The concept is named for a couple of Cornell University psychologists who tested subjects in three areas (humor, logic and grammar). They found those who ranked in the bottom quartile rated their skills far above that. “Those with limited knowledge in a domain suffer a dual burden,” the researchers wrote. “Not only do they reach mistaken conclusions and make regrettable errors, but their incompetence robs them of the ability to realize it.” The problem is lack of metacognition — the ability to step back and accurately assess your knowledge or skill.
In a weird twist, learning a small amount about something may make you more prone to the Dunning- Kruger effect. If it’s something you were previously ignorant about, that little bit of knowledge may now make you feel like an expert even though you have no real depth of knowledge. Ironically, those who are least competent in a body of knowledge are generally the most likely to overestimate their understanding, which bears out that old saw, “A little knowledge is a dangerous thing.”

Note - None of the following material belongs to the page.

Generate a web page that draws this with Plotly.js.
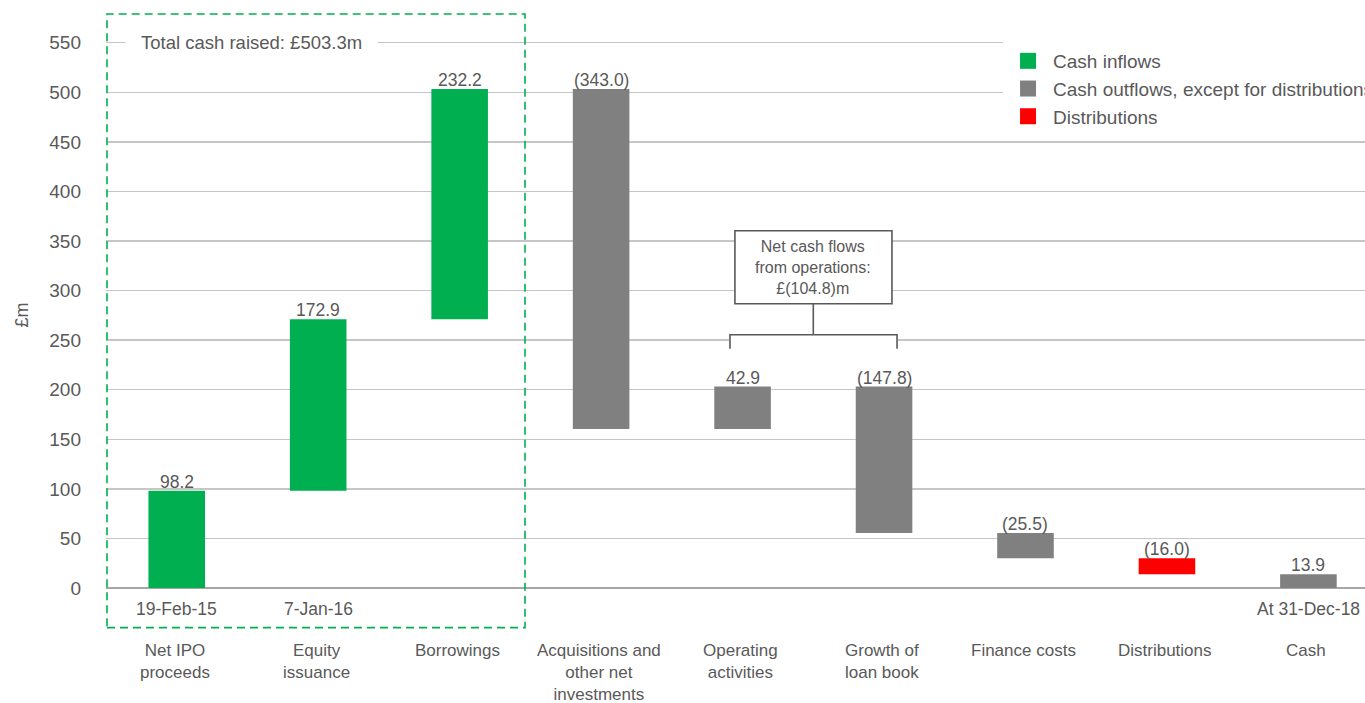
<!DOCTYPE html>
<html>
<head>
<meta charset="utf-8">
<script src="https://cdn.plot.ly/plotly-3.0.1.min.js"></script>
<style>
html,body{margin:0;padding:0;background:#fff;}
#chart{width:1365px;height:703px;}
</style>
</head>
<body>
<div id="chart"></div>
<script>
// ---- data ----
const categories = ['Net IPO<br>proceeds', 'Equity<br>issuance', 'Borrowings', 'Acquisitions and<br>other net<br>investments', 'Operating<br>activities', 'Growth of<br>loan book', 'Finance costs', 'Distributions', 'Cash'];
const values = [98.2, 172.9, 232.2, -343.0, 42.9, -147.8, -25.5, -16.0, 13.9];
const kinds = ['in', 'in', 'in', 'out', 'out', 'out', 'out', 'dist', 'total'];
const valueLabels = ['98.2', '172.9', '232.2', '(343.0)', '42.9', '(147.8)', '(25.5)', '(16.0)', '13.9'];
const dateLabels = ['19-Feb-15', '7-Jan-16', '', '', '', '', '', '', 'At 31-Dec-18'];
const seriesNames = ['Cash inflows', 'Cash outflows, except for distributions', 'Distributions'];
const yTicks = [0, 50, 100, 150, 200, 250, 300, 350, 400, 450, 500, 550];
const yTitle = '£m';
const totalRaisedText = 'Total cash raised: £503.3m';
const operationsText = 'Net cash flows<br>from operations:<br>£(104.8)m';

// ---- styles ----
const FONT = '"Liberation Sans", Arial, sans-serif';
const TXT = '#595959';
const GREEN = '#00b050', GREY = '#808080', RED = '#ff0000';

// ---- waterfall bases ----
const bases = [];
let run = 0;
values.forEach((v, i) => {
  if (kinds[i] === 'total') { bases.push(0); }
  else { bases.push(run); run += v; }
});

function pick(pred) {
  const x = [], y = [], b = [];
  values.forEach((v, i) => { if (pred(kinds[i])) { x.push(i); y.push(v); b.push(bases[i]); } });
  return {x, y, b};
}
const inflow = pick(k => k === 'in');
const outflow = pick(k => k === 'out' || k === 'total');
const dist = pick(k => k === 'dist');

function barTrace(d, color) {
  return {type: 'bar', x: d.x, y: d.y, base: d.b, width: 0.4, marker: {color: color, line: {width: 0}},
          showlegend: false, hoverinfo: 'skip'};
}
function legendTrace(name, color) {
  return {type: 'scatter', mode: 'markers', x: [null], y: [null], name: name,
          marker: {symbol: 'square', size: 16, color: color}, hoverinfo: 'skip'};
}

const traces = [
  barTrace(inflow, GREEN), barTrace(outflow, GREY), barTrace(dist, RED),
  legendTrace(seriesNames[0], GREEN), legendTrace(seriesNames[1], GREY), legendTrace(seriesNames[2], RED)
];

const annotations = [];
// value labels above each bar
values.forEach((v, i) => {
  const top = Math.max(bases[i], bases[i] + v);
  annotations.push({x: i, y: top, xref: 'x', yref: 'y', text: valueLabels[i], showarrow: false,
    yanchor: 'bottom', yshift: -3, font: {family: FONT, size: 17.5, color: TXT}});
});
// category labels
categories.forEach((c, i) => {
  annotations.push({x: i, y: -51.6, xref: 'x', yref: 'y', text: c, showarrow: false,
    xshift: -2, yanchor: 'top', font: {family: FONT, size: 17, color: TXT}});
});
// date labels
dateLabels.forEach((d, i) => {
  if (!d) return;
  annotations.push({x: i, y: -21.5, xref: 'x', yref: 'y', text: d, showarrow: false,
    yanchor: 'middle', font: {family: FONT, size: 17.5, color: TXT}});
});
// total cash raised
annotations.push({x: 0.53, y: 550, xref: 'x', yref: 'y', text: totalRaisedText, showarrow: false,
  bgcolor: '#ffffff', borderpad: 15, xanchor: 'center', yanchor: 'middle',
  font: {family: FONT, size: 18.5, color: TXT}});
// operations box text
annotations.push({x: 4.5, y: 323.5, xref: 'x', yref: 'y', text: operationsText, showarrow: false,
  xanchor: 'center', yanchor: 'middle', font: {family: FONT, size: 16, color: TXT}});
// y axis title
annotations.push({x: -0.0667, xref: 'paper', y: 275, yref: 'y', text: yTitle, showarrow: false,
  textangle: -90, xanchor: 'center', yanchor: 'middle', font: {family: FONT, size: 18, color: TXT}});

const shapes = [
  // dashed box around cash raised
  {type: 'rect', xref: 'x', yref: 'y', x0: -0.493, x1: 2.462, y0: -40, y1: 579,
   line: {color: GREEN, width: 1.6, dash: '8px,5px'}, fillcolor: 'rgba(0,0,0,0)', layer: 'above'},
  // operations box
  {type: 'rect', xref: 'x', yref: 'y', x0: 3.946, x1: 5.056, y0: 286.7, y1: 360.3,
   line: {color: TXT, width: 1.6}, fillcolor: '#ffffff', layer: 'above'},
  // white strip behind bracket
  {type: 'rect', xref: 'x', yref: 'y', x0: 3.905, x1: 5.098, y0: 241.3, y1: 255.4,
   line: {width: 0}, fillcolor: '#ffffff', layer: 'above'},
  // stem
  {type: 'line', xref: 'x', yref: 'y', x0: 4.5, x1: 4.5, y0: 286.7, y1: 255.4, line: {color: TXT, width: 1.6}},
  // bracket
  {type: 'path', xref: 'x', yref: 'y',
   path: 'M 3.911 241.3 L 3.911 255.4 L 5.092 255.4 L 5.092 241.3',
   line: {color: TXT, width: 1.6}, fillcolor: 'rgba(0,0,0,0)'}
];

const layout = {
  width: 1365, height: 703,
  margin: {l: 106, r: 0, t: 13, b: 0, autoexpand: false},
  paper_bgcolor: '#ffffff', plot_bgcolor: '#ffffff',
  font: {family: FONT, color: TXT},
  barmode: 'overlay',
  showlegend: true,
  legend: {x: 0.7125, xanchor: 'left', y: 0.958, yanchor: 'top', bgcolor: '#ffffff',
           itemwidth: 40, font: {family: FONT, size: 19, color: TXT}, tracegroupgap: 0},
  xaxis: {range: [-0.5, 8.4], showticklabels: false, showgrid: false, zeroline: false,
          showline: false, ticks: '', fixedrange: true},
  yaxis: {range: [-116, 580], tickvals: yTicks, ticktext: yTicks.map(String), showgrid: true,
          gridcolor: '#c6c6c6', gridwidth: 1.4, zeroline: true, zerolinecolor: '#a6a6a6', zerolinewidth: 2,
          ticks: '', ticklabelstandoff: 24, tickfont: {family: FONT, size: 19, color: TXT}, fixedrange: true},
  annotations: annotations,
  shapes: shapes
};

Plotly.newPlot('chart', traces, layout, {displayModeBar: false, staticPlot: true});
</script>
</body>
</html>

There’s an easy fix for the Dunning- Kruger effect: Test yourself. Research shows that a lot of low-stakes quizzing is an excellent strategy for learning. When you finish studying, close the book, put away your notes and test yourself on what you learned. Then go back to the material and see how well you did. The benefit is two-fold. First, it helps you more accurately assess your learning and the gaps in your knowledge; second, quizzing yourself requires that you retrieve information from memory, and the act of retrieval strengthens both the memory and your subsequent ability to access it.
MAKE THE RIGHT CHOICE
You probably have a pet subject you know you’re not any good at. It could be any number of things. Yet, the likelihood is that, rather than not being any good at them, you simply haven’t tried to learn them in ways that make learning possible.
In his TED Talk, “How We Learn Is More Important than What We Learn,” educator Dr. Glenn Dakin poses an especially relevant question for those of us who know that we are no good at (fill in the blank): “If you don’t do well immediately, is that an opportunity to judge or an opportunity to learn?” And that’s a question worth answering.